Woori Bank is one of the two South Korean banks that have frozen Irans money. Photo: Bloomberg

South Korea and Iran have agreed to launch a working group on expanding humanitarian trade as part of efforts to maintain bilateral partnership within the scope of a US-approved sanctions exemption, a source close to the matter said.

The consultation aims to discuss on a regular basis how to match Iran's demand for medicine and medical equipment with what South Korean exporters can offer, the source said.

The first working group talks will likely be held early next month, South Korea’s Yonhap news agency reported. 

Both sides reached the agreement during their higher-level virtual talks held earlier this week.

In the talks, the Iranian side expressed intent to purchase several hundred millions of dollars worth of South Korean products, according to the source.

South Korea has been seeking to expand humanitarian exports to Iran, including coronavirus test kits, amid the worsening Covid-19 outbreak there, as well as other essential medicine, like flu vaccines and anti-diabetics.

Iran announced on 1 August that it is taking a legal action to force South Korean banks to give Iran access to its money frozen in the country since September 2019 when Washington's sanctions waiver for South Korea's imports of Iranian oil expired.

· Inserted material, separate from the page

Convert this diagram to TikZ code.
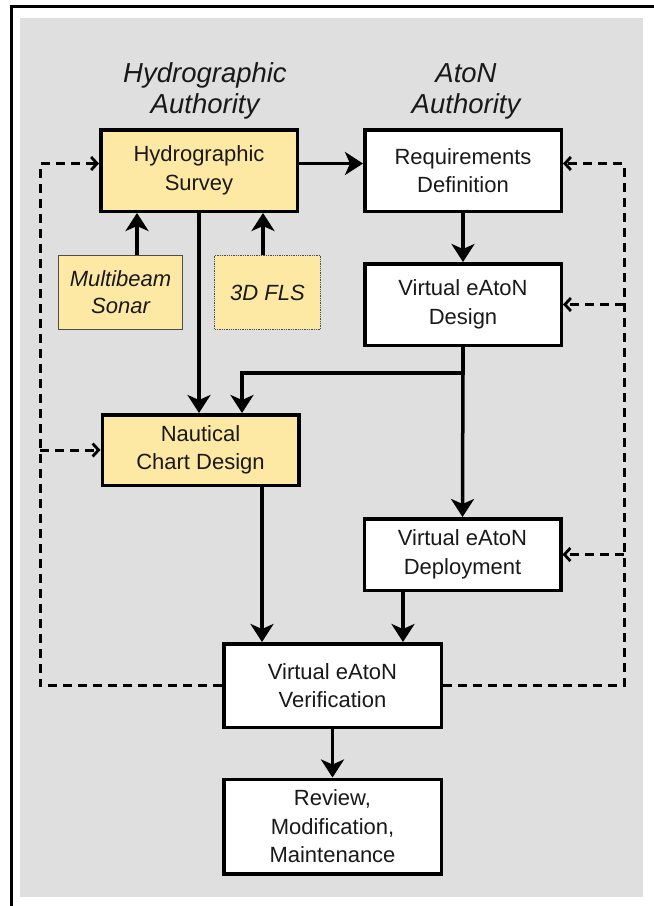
\documentclass[tikz,border=0pt]{standalone}
\usepackage{fontspec}
\setmainfont{Liberation Sans}
\usetikzlibrary{arrows.meta}
\definecolor{chartyellow}{RGB}{253,233,164}
\definecolor{panelgray}{RGB}{223,223,223}
\definecolor{inktext}{RGB}{25,25,25}

\begin{document}
\begin{tikzpicture}[x=1pt,y=-1pt,
    >={Stealth[length=18pt,width=23pt,inset=5pt]},
    box/.style={draw,line width=3.5pt,fill=white,minimum width=196.5pt,minimum height=81.5pt,
        inner sep=0pt,align=center,text=inktext,font=\fontsize{22}{28.5}\selectfont},
    hbox/.style={box,fill=chartyellow},
    sensor/.style={draw=black!70,line width=1.3pt,fill=chartyellow,minimum height=73.5pt,
        inner sep=0pt,align=center,text=inktext,font=\fontsize{22}{27}\selectfont\itshape},
    head/.style={align=center,text=inktext,font=\fontsize{27.5}{31}\selectfont\itshape},
    flow/.style={->,line width=3.5pt},
    fb/.style={-{Straight Barb[length=6pt,width=13pt,line width=2.8pt]},line width=3pt,dash pattern=on 9pt off 6pt}]
    \useasboundingbox (0,0) rectangle (654,906);
    \fill[panelgray] (20,18) rectangle (643,897);
    \draw[line width=3pt] (11,906) -- (11,6) -- (654,6);

    \node[head] (hydroHead) at (205,91) {Hydrographic\\Authority};
    \node[head] (atonHead) at (466,91) {AtoN\\Authority};

    \node[hbox] (survey) at (199,170.5) {Hydrographic\\Survey};
    \node[box] (req) at (463,170.5) {Requirements\\Definition};
    \node[sensor,minimum width=123.5pt] (mb) at (120.5,292.5) {Multibeam\\Sonar};
    \node[sensor,densely dotted,minimum width=105.5pt] (fls) at (267.5,292.5) {3D FLS};
    \node[box] (design) at (463,304.5) {Virtual eAtoN\\Design};
    \node[hbox,minimum height=70.5pt] (nautical) at (200.5,450) {Nautical\\Chart Design};
    \node[box,minimum height=71.5pt] (deploy) at (462.5,554.5) {Virtual eAtoN\\Deployment};
    \node[box,minimum width=217.5pt,minimum height=83.5pt] (verif) at (332.5,685.5) {Virtual eAtoN\\Verification};
    \node[box,minimum width=217.5pt,minimum height=94.5pt] (review) at (332.5,826.5) {Review,\\Modification,\\Maintenance};

    \coordinate (surveyOut) at ([yshift=7pt]survey.east);
    \coordinate (surveyIn) at ([yshift=7pt]survey.west);
    \coordinate (reqLeft) at ([yshift=7pt]req.west);
    \coordinate (reqIn) at ([yshift=7pt]req.east);
    \coordinate (fbL) at (40,0);
    \coordinate (fbR) at (624,0);

    \draw[flow] (surveyOut) -- (reqLeft);
    \draw[flow] (req.south) -- (design.north);
    \draw[flow] ([xshift=16.5pt]mb.north) -- ([xshift=16.5pt]mb.north |- survey.south);
    \draw[flow] ([xshift=-4.5pt]fls.north) -- ([xshift=-4.5pt]fls.north |- survey.south);
    \draw[flow] (survey.south) -- (survey.south |- nautical.north);
    \draw[flow] (design.south) -- ++(0,26) -| ([xshift=41.5pt]nautical.north);
    \draw[flow] (design.south) -- (deploy.north);
    \draw[flow] ([xshift=61.5pt]nautical.south) -- ([xshift=61.5pt]nautical.south |- verif.north);
    \draw[flow] ([xshift=-59.5pt]deploy.south) -- ([xshift=-59.5pt]deploy.south |- verif.north);
    \draw[flow] (verif.south) -- (review.north);

    \draw[fb] (verif.west) -| (fbL |- surveyIn) -- (surveyIn);
    \draw[fb] (fbL |- nautical.west) -- (nautical.west);
    \draw[fb] (verif.east) -| (fbR |- reqIn) -- (reqIn);
    \draw[fb] (fbR |- design.east) -- (design.east);
    \draw[fb] (fbR |- deploy.east) -- (deploy.east);
\end{tikzpicture}
\end{document}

The two countries had used the won currency-based accounts to continue Korea's oil imports from Iran and exports of goods to Iran upon the US waiver of sanctions limiting dollar-based financial transactions with Tehran. But Washington refused to extend the sanctions waiver.

The Central Bank of Iran has won-denominated accounts at the Woori Bank and the Industrial Bank of Korea to receive payments for the import of the Iranian oil and pay for the export of goods to Iran that were not subject to sanctions. But after the lifting of the US sanctions exemption, these accounts were suspended and it has caused a split between Iran and South Korea.

Iran’s Foreign Ministry says South Korea is $7 billion in arrears for oil exported before the Trump administration reimposed penalties on Iran’s crude sales.

Iran announced in June that it had received medicines valued at $500,000 from South Korea after two years of negotiations.

Expanding humanitarian trade with Tehran is also expected to help the two countries settle the issue of Iran's assets frozen in South Korea.